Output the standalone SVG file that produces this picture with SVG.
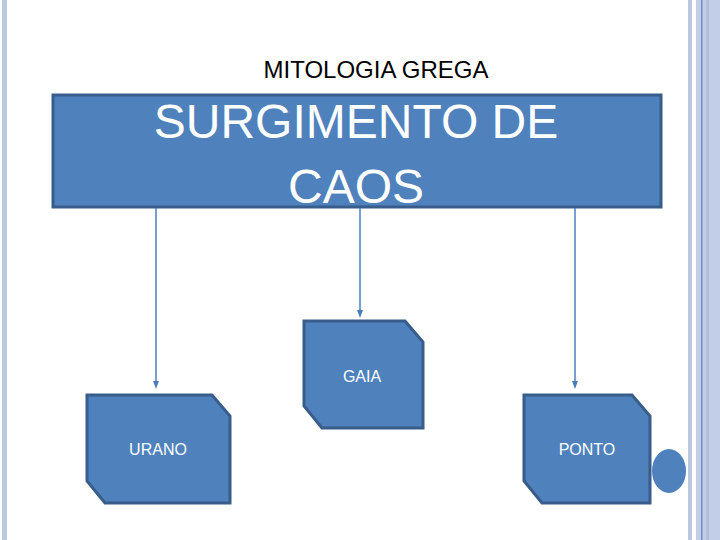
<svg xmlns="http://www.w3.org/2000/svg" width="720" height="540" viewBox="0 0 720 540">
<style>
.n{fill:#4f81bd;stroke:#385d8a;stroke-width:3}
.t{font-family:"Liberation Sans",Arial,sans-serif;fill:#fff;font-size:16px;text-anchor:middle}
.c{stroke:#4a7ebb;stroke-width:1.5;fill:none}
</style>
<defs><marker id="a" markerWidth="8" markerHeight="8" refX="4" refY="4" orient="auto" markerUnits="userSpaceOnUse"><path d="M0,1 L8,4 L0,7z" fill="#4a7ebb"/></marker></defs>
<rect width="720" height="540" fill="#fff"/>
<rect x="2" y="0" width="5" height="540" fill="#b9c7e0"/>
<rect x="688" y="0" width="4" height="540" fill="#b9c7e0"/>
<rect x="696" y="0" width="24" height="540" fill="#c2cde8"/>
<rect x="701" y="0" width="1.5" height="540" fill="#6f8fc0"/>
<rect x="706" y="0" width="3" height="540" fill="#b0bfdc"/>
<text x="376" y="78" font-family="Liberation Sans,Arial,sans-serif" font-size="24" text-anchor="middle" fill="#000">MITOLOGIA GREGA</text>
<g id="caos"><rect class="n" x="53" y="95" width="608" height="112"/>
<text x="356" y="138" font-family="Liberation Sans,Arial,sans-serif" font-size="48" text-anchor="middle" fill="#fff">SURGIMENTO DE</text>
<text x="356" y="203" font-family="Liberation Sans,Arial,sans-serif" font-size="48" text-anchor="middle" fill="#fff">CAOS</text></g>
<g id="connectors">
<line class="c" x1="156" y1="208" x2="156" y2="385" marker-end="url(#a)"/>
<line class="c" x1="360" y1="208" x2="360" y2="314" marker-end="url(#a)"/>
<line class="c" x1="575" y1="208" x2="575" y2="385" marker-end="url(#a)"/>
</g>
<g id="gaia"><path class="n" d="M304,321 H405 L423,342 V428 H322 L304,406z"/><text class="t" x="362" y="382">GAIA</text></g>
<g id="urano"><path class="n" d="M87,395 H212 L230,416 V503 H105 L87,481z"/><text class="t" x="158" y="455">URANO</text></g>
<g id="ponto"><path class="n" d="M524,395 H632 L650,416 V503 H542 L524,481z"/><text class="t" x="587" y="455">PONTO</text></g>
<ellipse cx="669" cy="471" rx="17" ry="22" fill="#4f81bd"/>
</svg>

++++++++

**OBJECTIVE**
Reproduce every line above as written, skipping pictures.

**EXERCISE RESPONSE**
Output the standalone SVG file that produces this picture with SVG.
<svg xmlns="http://www.w3.org/2000/svg" width="720" height="540" viewBox="0 0 720 540">
<style>
.n{fill:#4f81bd;stroke:#385d8a;stroke-width:3}
.t{font-family:"Liberation Sans",Arial,sans-serif;fill:#fff;font-size:16px;text-anchor:middle}
.c{stroke:#4a7ebb;stroke-width:1.5;fill:none}
</style>
<defs><marker id="a" markerWidth="8" markerHeight="8" refX="4" refY="4" orient="auto" markerUnits="userSpaceOnUse"><path d="M0,1 L8,4 L0,7z" fill="#4a7ebb"/></marker></defs>
<rect width="720" height="540" fill="#fff"/>
<rect x="2" y="0" width="5" height="540" fill="#b9c7e0"/>
<rect x="688" y="0" width="4" height="540" fill="#b9c7e0"/>
<rect x="696" y="0" width="24" height="540" fill="#c2cde8"/>
<rect x="701" y="0" width="1.5" height="540" fill="#6f8fc0"/>
<rect x="706" y="0" width="3" height="540" fill="#b0bfdc"/>
<text x="376" y="78" font-family="Liberation Sans,Arial,sans-serif" font-size="24" text-anchor="middle" fill="#000">MITOLOGIA GREGA</text>
<g id="caos"><rect class="n" x="53" y="95" width="608" height="112"/>
<text x="356" y="138" font-family="Liberation Sans,Arial,sans-serif" font-size="48" text-anchor="middle" fill="#fff">SURGIMENTO DE</text>
<text x="356" y="203" font-family="Liberation Sans,Arial,sans-serif" font-size="48" text-anchor="middle" fill="#fff">CAOS</text></g>
<g id="connectors">
<line class="c" x1="156" y1="208" x2="156" y2="385" marker-end="url(#a)"/>
<line class="c" x1="360" y1="208" x2="360" y2="314" marker-end="url(#a)"/>
<line class="c" x1="575" y1="208" x2="575" y2="385" marker-end="url(#a)"/>
</g>
<g id="gaia"><path class="n" d="M304,321 H405 L423,342 V428 H322 L304,406z"/><text class="t" x="362" y="382">GAIA</text></g>
<g id="urano"><path class="n" d="M87,395 H212 L230,416 V503 H105 L87,481z"/><text class="t" x="158" y="455">URANO</text></g>
<g id="ponto"><path class="n" d="M524,395 H632 L650,416 V503 H542 L524,481z"/><text class="t" x="587" y="455">PONTO</text></g>
<ellipse cx="669" cy="471" rx="17" ry="22" fill="#4f81bd"/>
</svg>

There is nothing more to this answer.